Еще в мае немцы сдали Бизерту и Тунис. Может быть, это остатки роммелевских войск? Но как их хотят использовать?
Веденеев просил быть крайне осторожным, но в разведцентре пока ничего не знают о передислокации большой массы войск. Надо выяснить все, что возможно, за оставшиеся два дня.
Я переночевал у Яблонского, а на следующее утро поступили новые сведения. Станционный сцепщик сказал Софранской, что танки необычного цвета, а желтые, вроде бы песочные. Он заметил это, когда с двух танков сняли брезент.
Песок… Пустыня! Конечно, этот корпус идет из Африки, и танки даже не успели перекрасить. Видно, очень торопятся.
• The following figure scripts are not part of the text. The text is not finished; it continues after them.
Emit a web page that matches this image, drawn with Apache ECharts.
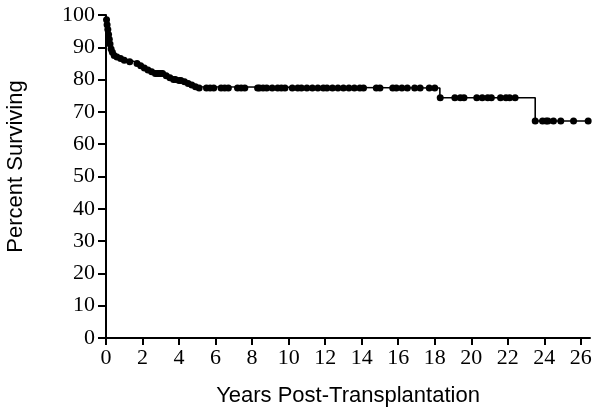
<!DOCTYPE html>
<html><head><meta charset="utf-8">
<script src="https://cdn.jsdelivr.net/npm/echarts@6/dist/echarts.min.js"></script>
<style>html,body{margin:0;padding:0;background:#fff}#c{width:600px;height:418px}</style>
</head><body><div id="c"></div>
<script>
// Kaplan-Meier event steps: [years, percent surviving after the event]
const eventTimes = [0, 0.02, 0.05, 0.08, 0.12, 0.16, 0.2, 0.25, 0.3, 0.4, 0.5, 0.7, 0.9, 1.3, 1.6, 1.85, 2.0, 2.2, 2.4, 2.6, 3.2, 3.4, 3.6, 3.9, 4.2, 4.4, 4.6, 4.8, 5.0, 18.28, 23.5, 26.5];
const survival   = [100, 98.5, 97, 95.5, 94, 92.5, 91, 89.5, 88.5, 87.5, 87, 86.5, 86, 85.5, 85.0, 84.3, 83.6, 83.0, 82.4, 81.9, 81.2, 80.6, 80.0, 79.7, 79.3, 78.8, 78.3, 77.8, 77.4, 74.4, 67.2, 67.2];
// Censored observations (years)
const censorTimes = [0.03, 0.06, 0.1, 0.14, 0.18, 0.22, 0.28, 0.35, 0.45, 0.6, 0.8, 1.0, 1.3, 1.7, 1.9, 2.1, 2.3, 2.5, 2.7, 2.8, 2.9, 3.0, 3.1, 3.3, 3.5, 3.7, 3.8, 4.0, 4.1, 4.3, 4.5, 4.7, 4.9,
  5.1, 5.5, 5.7, 5.9, 6.3, 6.5, 6.7, 7.2, 7.4, 7.6, 8.3, 8.4, 8.6, 8.8, 9.1, 9.4, 9.6, 9.8, 10.2, 10.5, 10.7, 11.0, 11.3, 11.6, 11.9, 12.1, 12.4, 12.7, 13.0, 13.3, 13.6, 13.9, 14.1, 14.8, 15.0, 15.7, 15.9, 16.2, 16.5, 16.9, 17.2, 17.7, 18.0,
  18.3, 19.1, 19.4, 19.6, 20.3, 20.6, 20.9, 21.1, 21.6, 21.9, 22.1, 22.4,
  23.5, 23.9, 24.1, 24.2, 24.5, 24.9, 25.6, 26.4];
const xTicks = [0, 2, 4, 6, 8, 10, 12, 14, 16, 18, 20, 22, 24, 26];
const yTicks = [0, 10, 20, 30, 40, 50, 60, 70, 80, 90, 100];

function survAt(t) {
  let s = survival[0];
  for (let i = 0; i < eventTimes.length; i++) { if (eventTimes[i] <= t) s = survival[i]; }
  return s;
}
const lineData = eventTimes.map((t, i) => [t, survival[i]]);
const censorData = censorTimes.map(t => [t, survAt(t)]);

const chart = echarts.init(document.getElementById('c'));
const axisFont = {fontFamily: 'Liberation Serif', fontSize: 22, color: '#000'};
const titleFont = {fontFamily: 'Liberation Sans', fontSize: 22, color: '#000'};
chart.setOption({
  animation: false,
  grid: {left: 106, right: 10, top: 15, bottom: 80, outerBoundsMode: 'none', containLabel: false},
  xAxis: {
    type: 'value', min: 0, max: 26.5,
    name: 'Years Post-Transplantation', nameLocation: 'middle', nameGap: 47,
    nameTextStyle: titleFont,
    axisLine: {show: true, lineStyle: {color: '#000', width: 2}},
    axisTick: {show: true, length: 7, lineStyle: {color: '#000', width: 2}, customValues: xTicks},
    axisLabel: Object.assign({margin: 9, customValues: xTicks}, axisFont),
    splitLine: {show: false}
  },
  yAxis: {
    type: 'value', min: 0, max: 100, interval: 10,
    name: 'Percent Surviving', nameLocation: 'middle', nameGap: 79,
    nameTextStyle: Object.assign({padding: [0, 0, 0, 20]}, titleFont),
    axisLine: {show: true, lineStyle: {color: '#000', width: 2}},
    axisTick: {show: true, length: 8, lineStyle: {color: '#000', width: 2}, customValues: yTicks},
    axisLabel: Object.assign({margin: 11, customValues: yTicks}, axisFont),
    splitLine: {show: false}
  },
  series: [
    {type: 'line', step: 'end', data: lineData, showSymbol: false, symbol: 'none',
     lineStyle: {color: '#000', width: 1.6}},
    {type: 'scatter', data: censorData, symbol: 'circle', symbolSize: 7,
     itemStyle: {color: '#000', opacity: 1}}
  ]
});
</script></body></html>
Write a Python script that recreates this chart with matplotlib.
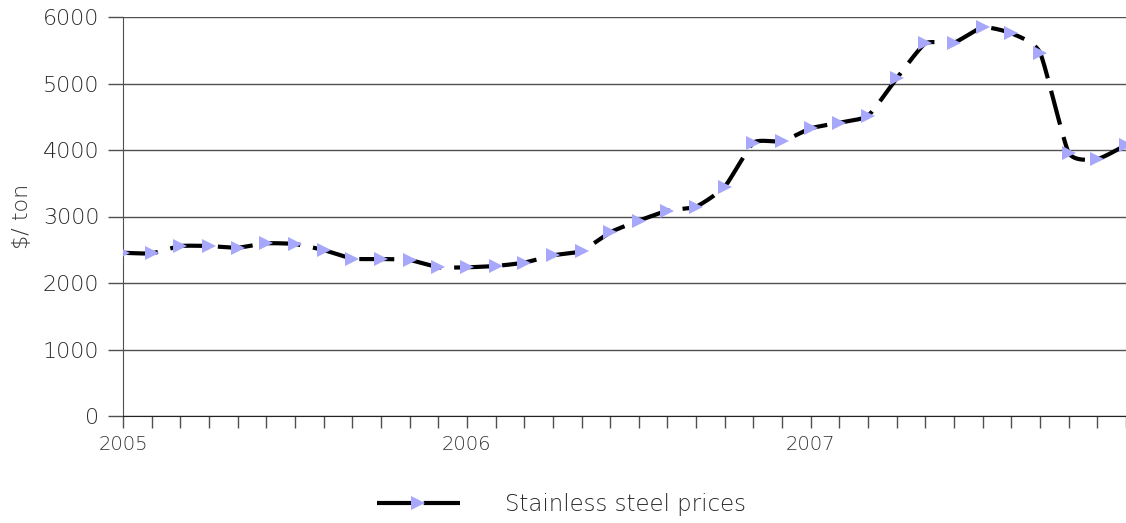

Почему?
Нашим людям удалось узнать, что командующий должен прибыть на машине откуда-то с запада. Я понимал, что речь идет, видимо, о командующем танковым соединением. Называли даже его фамилию. Не то Рауберг, не то Раубергер. Я пытался сопоставить эти отрывочные сведения, когда к доктору пришла еще одна «пациентка», официантка Надя из отеля «Риц». Она неплохо понимала по-немецки и не раз передавала нам разговоры, услышанные в гостинице. Волнуясь и спеша, Надя докладывала:
– Оберштурмфюрер Шоммер, который живет в двадцатом номере, уезжает совсем. Он будет служить у генерала Раухенберга.
– Кто этот генерал?
– Не знаю. Шоммер говорил своему приятелю, что генерал недолюбливает офицеров службы безопасности. Я поняла, что Шоммер этого генерала не знает и должен встретить его завтра днем где-то по дороге, а потом они вместе поедут на какую-то железнодорожную станцию. Там их будет ждать эшелон.
– Молодец, Надя! Что еще ты слышала?
– Больше ничего. Говорили о какой-то Эвелине. Она приедет из рейха, но Шоммера уже не будет. Он очень жалеет об этом.
Нападение на немецкие машины среди бела дня стало обычной операцией у украинских партизан. Но одно дело – захват фельдкурьера, и совсем другое – нападение на крупного генерала с эскортом. Об этом нечего даже и думать. Время и маршрут неизвестны. Но здесь может быть интересен совсем другой вариант. Мой план – влиться в немецкую армию под именем Бальдура – отвергнут, но, если превратиться в Бальдура хотя бы на несколько часов, можно получить интересные сведения об этом танковом корпусе. И провалить главное свое задание? А что главное? Но ведь ситуация с Вегнером не повторится. Потерять эту возможность – преступление! Надо немедленно доложить Веденееву.
Как только я вышел на улицу, снова появился «тип в котелке», Я сделал ему знак, и он вошел вслед за мной в подъезд.
Сколько нужно времени, чтобы добраться в разведцентр?
– К вечеру добрался бы. Но я не имею права вас оставить.
– На мою ответственность. Срочное дело. Прошу Веденеева назначить внеочередной сеанс радиосвязи сегодня в три ночи.
И снова милый доктор Яблонский взял свой саквояж и палку и пошел к «пациенту». В три часа ночи незнакомая девушка, которая сменила Катю на боевом посту, включит рацию.
Шифровку Веденеева мне передали утром, как только закончился комендантский час:
«Штурманку. Весьма срочно. Немедленно принять меры для выяснения состава маршрута и места назначения танкового корпуса. Доложить одновременно Леснику и Стратосфере».
«Лесник» – это сам Веденеев, а «Стратосфера» – Москва. Дело настолько важное, что ради него следует отложить все остальное, в том числе мое персональное задание.